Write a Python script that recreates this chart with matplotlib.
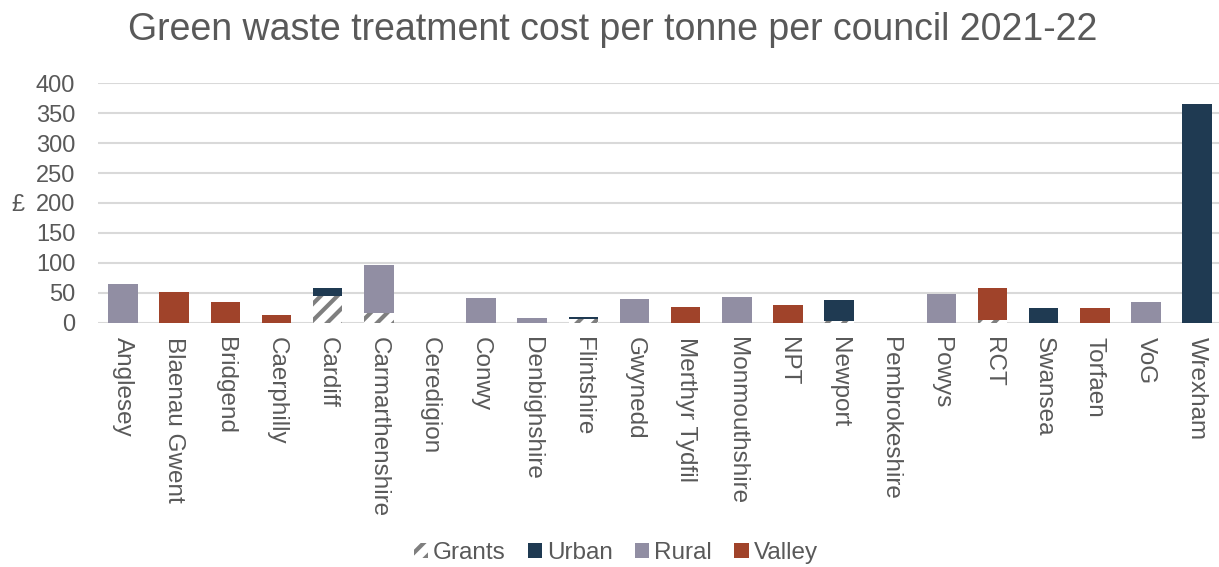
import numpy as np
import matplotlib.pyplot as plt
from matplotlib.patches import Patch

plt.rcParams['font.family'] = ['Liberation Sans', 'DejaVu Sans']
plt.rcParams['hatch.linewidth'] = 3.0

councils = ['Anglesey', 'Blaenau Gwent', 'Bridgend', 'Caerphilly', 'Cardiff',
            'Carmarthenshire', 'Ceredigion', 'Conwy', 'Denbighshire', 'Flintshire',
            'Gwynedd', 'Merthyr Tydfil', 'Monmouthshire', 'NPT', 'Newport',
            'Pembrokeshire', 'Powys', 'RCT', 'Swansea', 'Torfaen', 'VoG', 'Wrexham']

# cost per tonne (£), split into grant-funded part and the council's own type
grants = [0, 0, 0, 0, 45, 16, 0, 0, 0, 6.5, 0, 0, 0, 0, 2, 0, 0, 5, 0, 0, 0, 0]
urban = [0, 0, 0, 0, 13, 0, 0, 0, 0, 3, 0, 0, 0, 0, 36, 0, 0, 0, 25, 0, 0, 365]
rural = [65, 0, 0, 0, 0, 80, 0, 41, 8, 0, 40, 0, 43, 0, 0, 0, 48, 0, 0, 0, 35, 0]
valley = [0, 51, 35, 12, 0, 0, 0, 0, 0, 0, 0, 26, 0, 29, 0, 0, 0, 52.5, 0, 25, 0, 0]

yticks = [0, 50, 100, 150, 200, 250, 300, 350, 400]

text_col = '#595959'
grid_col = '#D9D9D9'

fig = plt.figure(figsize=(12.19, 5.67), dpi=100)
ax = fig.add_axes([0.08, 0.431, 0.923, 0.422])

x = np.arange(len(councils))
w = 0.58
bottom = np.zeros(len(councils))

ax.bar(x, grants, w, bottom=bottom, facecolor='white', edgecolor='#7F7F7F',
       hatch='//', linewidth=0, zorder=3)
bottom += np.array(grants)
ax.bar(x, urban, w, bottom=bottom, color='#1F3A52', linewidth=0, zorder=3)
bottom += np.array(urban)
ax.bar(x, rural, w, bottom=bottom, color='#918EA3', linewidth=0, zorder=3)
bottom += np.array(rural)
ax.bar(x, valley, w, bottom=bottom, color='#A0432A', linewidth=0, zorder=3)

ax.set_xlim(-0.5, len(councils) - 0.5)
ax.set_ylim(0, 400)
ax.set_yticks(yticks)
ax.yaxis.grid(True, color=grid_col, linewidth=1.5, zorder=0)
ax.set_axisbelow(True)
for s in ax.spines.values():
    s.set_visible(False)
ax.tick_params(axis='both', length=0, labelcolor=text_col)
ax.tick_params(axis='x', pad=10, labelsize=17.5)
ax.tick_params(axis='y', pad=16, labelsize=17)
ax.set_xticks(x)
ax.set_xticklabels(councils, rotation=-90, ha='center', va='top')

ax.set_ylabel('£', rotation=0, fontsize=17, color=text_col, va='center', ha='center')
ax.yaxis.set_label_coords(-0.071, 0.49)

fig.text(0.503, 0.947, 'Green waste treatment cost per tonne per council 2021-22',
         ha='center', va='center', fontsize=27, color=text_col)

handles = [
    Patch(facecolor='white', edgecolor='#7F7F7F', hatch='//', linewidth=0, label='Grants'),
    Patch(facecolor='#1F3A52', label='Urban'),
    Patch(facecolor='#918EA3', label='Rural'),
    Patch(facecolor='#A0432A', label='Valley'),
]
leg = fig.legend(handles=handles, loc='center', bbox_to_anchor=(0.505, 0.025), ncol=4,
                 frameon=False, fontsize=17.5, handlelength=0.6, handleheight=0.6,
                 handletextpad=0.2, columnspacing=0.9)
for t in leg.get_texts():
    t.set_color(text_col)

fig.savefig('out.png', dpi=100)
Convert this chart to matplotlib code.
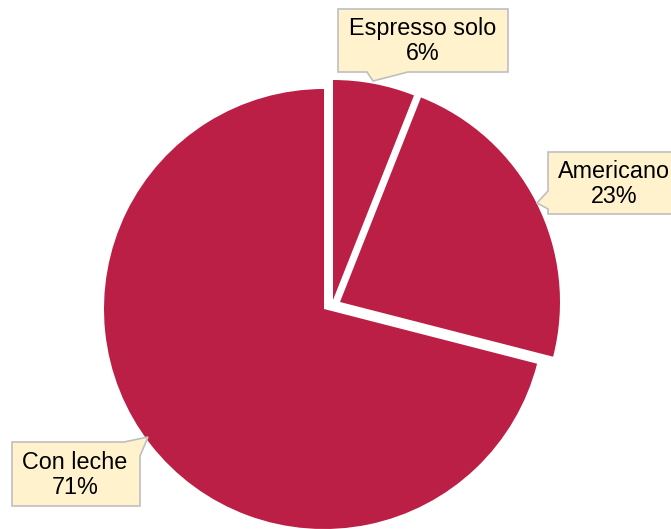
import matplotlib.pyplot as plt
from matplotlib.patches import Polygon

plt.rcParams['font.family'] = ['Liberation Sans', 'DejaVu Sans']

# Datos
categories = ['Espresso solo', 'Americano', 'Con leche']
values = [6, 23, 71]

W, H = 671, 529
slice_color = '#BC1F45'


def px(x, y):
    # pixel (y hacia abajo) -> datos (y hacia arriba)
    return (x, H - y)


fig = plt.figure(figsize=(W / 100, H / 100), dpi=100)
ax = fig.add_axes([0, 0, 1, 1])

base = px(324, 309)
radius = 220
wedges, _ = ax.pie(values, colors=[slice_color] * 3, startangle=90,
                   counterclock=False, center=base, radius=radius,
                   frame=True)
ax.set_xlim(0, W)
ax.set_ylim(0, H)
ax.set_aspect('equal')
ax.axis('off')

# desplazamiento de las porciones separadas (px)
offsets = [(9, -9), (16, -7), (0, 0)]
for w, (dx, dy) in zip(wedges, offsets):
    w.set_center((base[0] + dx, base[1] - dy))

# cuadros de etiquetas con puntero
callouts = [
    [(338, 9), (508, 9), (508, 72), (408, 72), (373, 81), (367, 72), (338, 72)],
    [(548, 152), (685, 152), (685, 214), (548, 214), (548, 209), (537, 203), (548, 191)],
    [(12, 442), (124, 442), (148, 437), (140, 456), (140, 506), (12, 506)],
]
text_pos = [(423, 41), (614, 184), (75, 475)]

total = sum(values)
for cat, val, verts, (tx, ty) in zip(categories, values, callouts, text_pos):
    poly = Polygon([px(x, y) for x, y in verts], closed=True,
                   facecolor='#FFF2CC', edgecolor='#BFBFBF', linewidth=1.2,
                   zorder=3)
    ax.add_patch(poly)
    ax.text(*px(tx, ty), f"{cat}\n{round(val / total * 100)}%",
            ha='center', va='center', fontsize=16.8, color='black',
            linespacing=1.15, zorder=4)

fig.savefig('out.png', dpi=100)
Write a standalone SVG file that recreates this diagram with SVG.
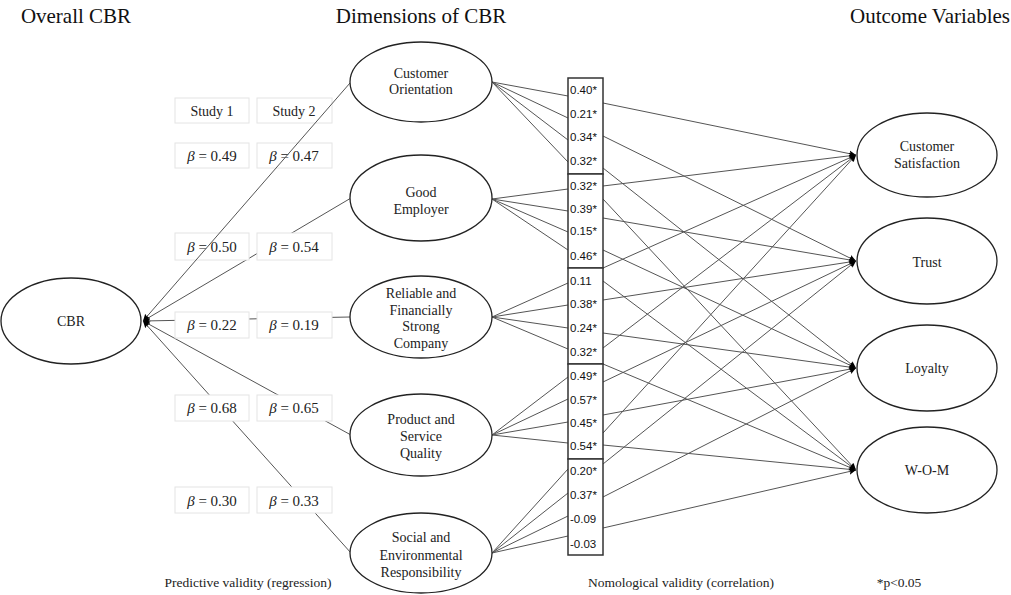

DIRECTIONS FOR THIS TASK
The listing above needs to be output again exactly. Don't include the pictures.

ANSWER TO THE TASK
Write a Python script that recreates this chart with matplotlib.
import numpy as np
import matplotlib.pyplot as plt
from matplotlib.patches import Patch

plt.rcParams['font.family'] = ['Liberation Sans', 'DejaVu Sans']
plt.rcParams['hatch.linewidth'] = 3.0

councils = ['Anglesey', 'Blaenau Gwent', 'Bridgend', 'Caerphilly', 'Cardiff',
            'Carmarthenshire', 'Ceredigion', 'Conwy', 'Denbighshire', 'Flintshire',
            'Gwynedd', 'Merthyr Tydfil', 'Monmouthshire', 'NPT', 'Newport',
            'Pembrokeshire', 'Powys', 'RCT', 'Swansea', 'Torfaen', 'VoG', 'Wrexham']

# cost per tonne (£), split into grant-funded part and the council's own type
grants = [0, 0, 0, 0, 45, 16, 0, 0, 0, 6.5, 0, 0, 0, 0, 2, 0, 0, 5, 0, 0, 0, 0]
urban = [0, 0, 0, 0, 13, 0, 0, 0, 0, 3, 0, 0, 0, 0, 36, 0, 0, 0, 25, 0, 0, 365]
rural = [65, 0, 0, 0, 0, 80, 0, 41, 8, 0, 40, 0, 43, 0, 0, 0, 48, 0, 0, 0, 35, 0]
valley = [0, 51, 35, 12, 0, 0, 0, 0, 0, 0, 0, 26, 0, 29, 0, 0, 0, 52.5, 0, 25, 0, 0]

yticks = [0, 50, 100, 150, 200, 250, 300, 350, 400]

text_col = '#595959'
grid_col = '#D9D9D9'

fig = plt.figure(figsize=(12.19, 5.67), dpi=100)
ax = fig.add_axes([0.08, 0.431, 0.923, 0.422])

x = np.arange(len(councils))
w = 0.58
bottom = np.zeros(len(councils))

ax.bar(x, grants, w, bottom=bottom, facecolor='white', edgecolor='#7F7F7F',
       hatch='//', linewidth=0, zorder=3)
bottom += np.array(grants)
ax.bar(x, urban, w, bottom=bottom, color='#1F3A52', linewidth=0, zorder=3)
bottom += np.array(urban)
ax.bar(x, rural, w, bottom=bottom, color='#918EA3', linewidth=0, zorder=3)
bottom += np.array(rural)
ax.bar(x, valley, w, bottom=bottom, color='#A0432A', linewidth=0, zorder=3)

ax.set_xlim(-0.5, len(councils) - 0.5)
ax.set_ylim(0, 400)
ax.set_yticks(yticks)
ax.yaxis.grid(True, color=grid_col, linewidth=1.5, zorder=0)
ax.set_axisbelow(True)
for s in ax.spines.values():
    s.set_visible(False)
ax.tick_params(axis='both', length=0, labelcolor=text_col)
ax.tick_params(axis='x', pad=10, labelsize=17.5)
ax.tick_params(axis='y', pad=16, labelsize=17)
ax.set_xticks(x)
ax.set_xticklabels(councils, rotation=-90, ha='center', va='top')

ax.set_ylabel('£', rotation=0, fontsize=17, color=text_col, va='center', ha='center')
ax.yaxis.set_label_coords(-0.071, 0.49)

fig.text(0.503, 0.947, 'Green waste treatment cost per tonne per council 2021-22',
         ha='center', va='center', fontsize=27, color=text_col)

handles = [
    Patch(facecolor='white', edgecolor='#7F7F7F', hatch='//', linewidth=0, label='Grants'),
    Patch(facecolor='#1F3A52', label='Urban'),
    Patch(facecolor='#918EA3', label='Rural'),
    Patch(facecolor='#A0432A', label='Valley'),
]
leg = fig.legend(handles=handles, loc='center', bbox_to_anchor=(0.505, 0.025), ncol=4,
                 frameon=False, fontsize=17.5, handlelength=0.6, handleheight=0.6,
                 handletextpad=0.2, columnspacing=0.9)
for t in leg.get_texts():
    t.set_color(text_col)

fig.savefig('out.png', dpi=100)
Convert this chart to matplotlib code.
import matplotlib.pyplot as plt
from matplotlib.patches import Polygon

plt.rcParams['font.family'] = ['Liberation Sans', 'DejaVu Sans']

# Datos
categories = ['Espresso solo', 'Americano', 'Con leche']
values = [6, 23, 71]

W, H = 671, 529
slice_color = '#BC1F45'


def px(x, y):
    # pixel (y hacia abajo) -> datos (y hacia arriba)
    return (x, H - y)


fig = plt.figure(figsize=(W / 100, H / 100), dpi=100)
ax = fig.add_axes([0, 0, 1, 1])

base = px(324, 309)
radius = 220
wedges, _ = ax.pie(values, colors=[slice_color] * 3, startangle=90,
                   counterclock=False, center=base, radius=radius,
                   frame=True)
ax.set_xlim(0, W)
ax.set_ylim(0, H)
ax.set_aspect('equal')
ax.axis('off')

# desplazamiento de las porciones separadas (px)
offsets = [(9, -9), (16, -7), (0, 0)]
for w, (dx, dy) in zip(wedges, offsets):
    w.set_center((base[0] + dx, base[1] - dy))

# cuadros de etiquetas con puntero
callouts = [
    [(338, 9), (508, 9), (508, 72), (408, 72), (373, 81), (367, 72), (338, 72)],
    [(548, 152), (685, 152), (685, 214), (548, 214), (548, 209), (537, 203), (548, 191)],
    [(12, 442), (124, 442), (148, 437), (140, 456), (140, 506), (12, 506)],
]
text_pos = [(423, 41), (614, 184), (75, 475)]

total = sum(values)
for cat, val, verts, (tx, ty) in zip(categories, values, callouts, text_pos):
    poly = Polygon([px(x, y) for x, y in verts], closed=True,
                   facecolor='#FFF2CC', edgecolor='#BFBFBF', linewidth=1.2,
                   zorder=3)
    ax.add_patch(poly)
    ax.text(*px(tx, ty), f"{cat}\n{round(val / total * 100)}%",
            ha='center', va='center', fontsize=16.8, color='black',
            linespacing=1.15, zorder=4)

fig.savefig('out.png', dpi=100)
Write a standalone SVG file that recreates this diagram with SVG.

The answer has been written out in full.